Я говорю: «Я вас вполне поддерживаю, что его надо снять, исключить из состава Политбюро».

Ну-с, потом обратились к Микояну, что вот Берию нельзя оставлять, это опасно и так далее. «Нет, почему?» — сказал Микоян. Одним словом, не согласился. Не согласился. А занял такую выжидательную позицию и стал возражать. Он вертелся — ни да, ни нет. С ним говорил, по-моему, Маленков. Маленков поддерживал его.

Л. Каганович:

— Единственный, Микоян пришел позже немного и говорит:

— В чем дело? Что тут произошло?

Ему рассказали. Он говорит:

— Как это так?

Микоян вначале не был в курсе дела.

По рассказу Кагановича, когда Хрущев поделился с ним планом нейтрализации Берии, осторожный Лазарь Моисеевич спросил:

— А Микоян знает?

— Нет, — ответил Хрущев, — мы ему не говорили, а то он Берии расскажет.

Л. Каганович:

— Так что Микояну не говорили. Поэтому Микоян, когда пришел на заседание, удивленно так глаза выпялил и говорит:

— Что, что?

Ему рассказали. Он тоже проголосовал «за». Никто не проголосовал против. Вот как было дело. Так что Бурлацкий болтает всякую ерунду со слов Хрущева.

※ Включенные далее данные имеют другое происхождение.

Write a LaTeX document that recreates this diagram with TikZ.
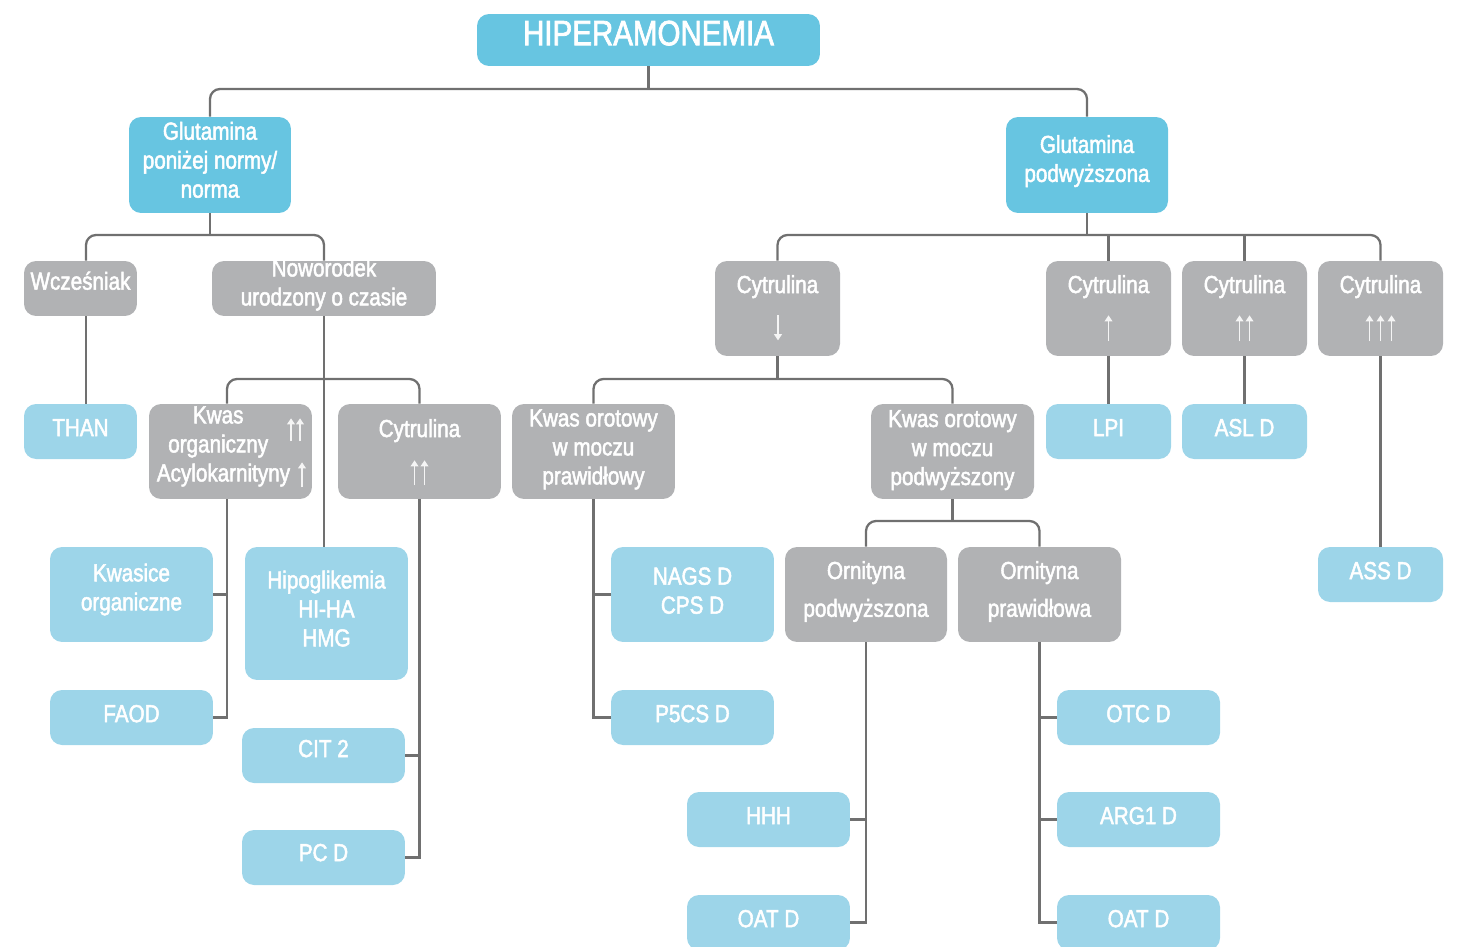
\documentclass[tikz,border=0pt]{standalone}
\usepackage{fontspec}
\setmainfont{Liberation Sans}[FakeStretch=0.84, FakeBold=2]
\usetikzlibrary{arrows.meta,calc}
\definecolor{topblue}{HTML}{67C5E1}
\definecolor{leafblue}{HTML}{9DD5E9}
\definecolor{boxgrey}{HTML}{B1B2B4}
\definecolor{linegrey}{HTML}{707070}
\tikzset{
	base/.style={rounded corners=0.24cm, text=white, align=center, inner sep=0pt, font=\fontsize{14}{16.5}\selectfont},
	lift/.style={execute at end node={\rule[-#1]{0pt}{#1}}},
	box/.style={base, lift=4.5pt},
	topbox/.style={box, fill=topblue},
	greybox/.style={box, fill=boxgrey},
	leafbox/.style={box, fill=leafblue},
	sz/.style 2 args={minimum width=#1cm, minimum height=#2cm},
	cytbox/.style={base, fill=boxgrey, text height=0.5cm, text depth=1.12cm},
	conn/.style={draw=linegrey, line width=1.3pt},
	bar/.style={conn, rounded corners=0.2cm},
	ina/.style={white!92!gray, line width=0.6pt, -{Triangle[width=4.5pt,length=3.5pt]}}
}
\begin{document}
\begin{tikzpicture}[x=0.02cm, y=-0.02cm]
	\useasboundingbox (0,0) rectangle (1459,946);
	\node[topbox, lift=8pt, sz={6.86}{1.04}, font=\fontsize{20}{22}\selectfont] (hip) at (648.5,40) {HIPERAMONEMIA};
	\node[topbox, lift=6pt, sz={3.24}{1.92}] (glutA) at (210,165) {Glutamina\\poniżej normy/\\norma};
	\node[topbox, lift=7.4pt, sz={3.24}{1.92}] (glutB) at (1087,165) {Glutamina\\podwyższona};

	\node[greybox, lift=9pt, sz={2.26}{1.1}] (wcz) at (80.5,288.5) {Wcześniak};
	\node[greybox, lift=7.4pt, inner ysep=-4pt, sz={4.48}{1.1}] (now) at (324,288.5) {Noworodek\\urodzony o czasie};
	\node[cytbox, sz={2.5}{1.9}] (cytD) at (777.5,308.5) {Cytrulina};
	\node[cytbox, sz={2.5}{1.9}] (cytU1) at (1108.5,308.5) {Cytrulina};
	\node[cytbox, sz={2.5}{1.9}] (cytU2) at (1244.5,308.5) {Cytrulina};
	\node[cytbox, sz={2.5}{1.9}] (cytU3) at (1380.5,308.5) {Cytrulina};

	\node[leafbox, lift=2.3pt, sz={2.26}{1.1}] (than) at (80.5,431.5) {THAN};
	\node[greybox, lift=8.6pt, sz={3.26}{1.9}] (kwas) at (230.5,451.5) {Kwas\hspace*{14pt}\\organiczny\kern14pt\\Acylokarnityny\hspace*{8pt}};
	\node[cytbox, sz={3.26}{1.9}, text depth=1.08cm] (cytL) at (419.5,451.5) {Cytrulina};
	\node[greybox, lift=5.2pt, sz={3.26}{1.9}] (kop) at (593.5,451.5) {Kwas orotowy\\w moczu\\prawidłowy};
	\node[greybox, lift=4pt, sz={3.26}{1.9}] (kopp) at (952.5,451.5) {Kwas orotowy\\w moczu\\podwyższony};
	\node[leafbox, sz={2.5}{1.1}] (lpi) at (1108.5,431.5) {LPI};
	\node[leafbox, sz={2.5}{1.1}] (asl) at (1244.5,431.5) {ASL D};

	\node[leafbox, lift=8.6pt, sz={3.26}{1.9}] (kwasice) at (131.5,594.5) {Kwasice\\organiczne};
	\node[leafbox, lift=5.7pt, sz={3.26}{2.66}] (hipo) at (326.5,613.5) {Hipoglikemia\\HI-HA\\HMG};
	\node[leafbox, lift=0pt, sz={3.26}{1.9}] (nags) at (692.5,594.5) {NAGS D\\CPS D};
	\node[greybox, lift=6.3pt, sz={3.24}{1.9}] (ornP) at (866,594.5) {Ornityna\\[5pt]podwyższona};
	\node[greybox, lift=6.3pt, sz={3.26}{1.9}] (ornN) at (1039.5,594.5) {Ornityna\\[5pt]prawidłowa};
	\node[leafbox, sz={2.5}{1.1}] (ass) at (1380.5,574.5) {ASS D};

	\node[leafbox, sz={3.26}{1.1}] (faod) at (131.5,717.5) {FAOD};
	\node[leafbox, lift=1.1pt, sz={3.26}{1.1}] (p5cs) at (692.5,717.5) {P5CS D};
	\node[leafbox, lift=1.1pt, sz={3.26}{1.1}] (otc) at (1138.5,717.5) {OTC D};
	\node[leafbox, lift=8pt, sz={3.26}{1.1}] (cit2) at (323.5,755.5) {CIT 2};
	\node[leafbox, lift=0pt, sz={3.26}{1.1}] (hhh) at (768.5,819.5) {HHH};
	\node[leafbox, lift=0pt, sz={3.26}{1.1}] (arg) at (1138.5,819.5) {ARG1 D};
	\node[leafbox, lift=5.7pt, sz={3.26}{1.1}] (pcd) at (323.5,857.5) {PC D};
	\node[leafbox, lift=3.4pt, sz={3.26}{1.1}] (oatA) at (768.5,922.5) {OAT D};
	\node[leafbox, lift=3.4pt, sz={3.26}{1.1}] (oatB) at (1138.5,922.5) {OAT D};

	% arrows inside the boxes
	\draw[ina] ($(cytD.south)+(0.5,-41)$) -- ++(0,25);
	\draw[ina] ($(cytU1.south)+(0,-15)$) -- ++(0,-26);
	\foreach \dx in {-5,5} \draw[ina] ($(cytU2.south)+(\dx,-15)$) -- ++(0,-26);
	\foreach \dx in {-11,0,11} \draw[ina] ($(cytU3.south)+(\dx,-15)$) -- ++(0,-26);
	\foreach \dx in {-5,5} \draw[ina] ($(cytL.south)+(\dx,-14)$) -- ++(0,-25);
	\foreach \dx in {60.5,69.5} \draw[ina] ($(kwas.south)+(\dx,-58)$) -- ++(0,-23);
	\draw[ina] ($(kwas.south)+(71.5,-12)$) -- ++(0,-25);

	% connectors
	\coordinate (j1) at (648.5,89);
	\draw[conn] (hip.south) -- (j1);
	\draw[bar] (glutA.north) |- (j1) -| (glutB.north);

	\coordinate (j2) at (210,235);
	\draw[conn] (glutA.south) -- (j2);
	\draw[bar] ([xshift=0.11cm]wcz.north) |- (j2) -| (now.north);
	\draw[conn] ([xshift=0.11cm]wcz.south) -- ([xshift=0.11cm]than.north);
	\draw[conn] (now.south) -- (now.south |- hipo.north);
	\coordinate (j4) at (324,379);
	\coordinate (kwasT) at ([xshift=-0.07cm]kwas.north);
	\coordinate (kwasB) at ([xshift=-0.07cm]kwas.south);
	\draw[bar] (kwasT) |- (j4) -| (cytL.north);
	\draw[conn] (kwasB) |- (faod.east);
	\draw[conn] (kwasice.east) -- (kwasice.east -| kwasB);
	\draw[conn] (cytL.south) |- (pcd.east);
	\draw[conn] (cit2.east) -- (cit2.east -| cytL.south);

	\coordinate (j3) at (1087,235);
	\draw[conn] (glutB.south) -- (j3);
	\draw[bar] (cytD.north) |- (j3) -| (cytU3.north);
	\foreach \n in {cytU1,cytU2} \draw[conn] (\n.north) -- (\n.north |- j3);
	\draw[conn] (cytU1.south) -- (lpi.north);
	\draw[conn] (cytU2.south) -- (asl.north);
	\draw[conn] (cytU3.south) -- (ass.north);

	\coordinate (j5) at (777.5,379);
	\draw[conn] (cytD.south) -- (j5);
	\draw[bar] (kop.north) |- (j5) -| (kopp.north);
	\draw[conn] (kop.south) |- (p5cs.west);
	\draw[conn] (nags.west) -- (nags.west -| kop.south);

	\coordinate (j6) at (952.5,521);
	\draw[conn] (kopp.south) -- (j6);
	\draw[bar] (ornP.north) |- (j6) -| (ornN.north);
	\draw[conn] (ornP.south) |- (oatA.east);
	\draw[conn] (hhh.east) -- (hhh.east -| ornP.south);
	\draw[conn] (ornN.south) |- (oatB.west);
	\foreach \n in {otc,arg} \draw[conn] (\n.west) -- (\n.west -| ornN.south);
\end{tikzpicture}
\end{document}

- Молотов мне говорил, что все проголосовали «за», а Микоян воздержался, — замечает Ф. Чуев.

— По Берии? Я не помню. Мне кажется, что он не возражал. Может быть, и воздержался… Я спросил: «А Микоян знает?» Для меня это было очень важно. Не «большинство как» я спрашивал, а «знает ли Микоян?» Потому что я с Микояном был… «Нет, ему нельзя этого доверять. Этого он не знает».

С. Н. Хрущев:

— Когда начались известные события в Будапеште осенью 1956 года, отец направил туда Микояна и Суслова.

В первые часы и дни у Анастаса Ивановича не хватило твердости и решительности, он просто не смог переломить ситуацию. Ведь и ему так свойственны были колебания, сомнения.

Накануне поездки отца в Брест, где он намеревался встретиться с польскими руководителями, а было это где-то под полночь, едва он начал засыпать, его разбудил резкий звонок «вертушки». Отец встрепенулся и поспешно схватил трубку. В эти тревожные дни ночной звонок мог означать все, что угодно.

Звонил Микоян. Они с Сусловым только что прилетели из Будапешта. Анастас Иванович стал рассказывать о своем видении происходивших там событий. Они становились все более грозными, непредсказуемыми, но Микоян надеялся на разум Имре Надя, считал, что может наступить перелом.

Ничего нового, оправдывавшего столь поздний звонок, Анастас Иванович не сообщал. События в Будапеште развивались, подчиняясь хорошо прогнозируемой внутренней логике. Да и решение уже принято…

Отец собрался поблагодарить Микояна и прекратить затянувшийся разговор. Как бы почувствовав изменение настроения на другом конце провода, Анастас Иванович заторопился. От волнения армянский акцент усилился, он зачастил, проглатывая слова. Микоян втолковывал, что вооруженное вмешательство — огромная ошибка, оно преждевременно. Принятое днем решение Президиума ЦК нужно отменить или по крайней мере собраться для повторного обсуждения и выслушать их с Сусловым точку зрения.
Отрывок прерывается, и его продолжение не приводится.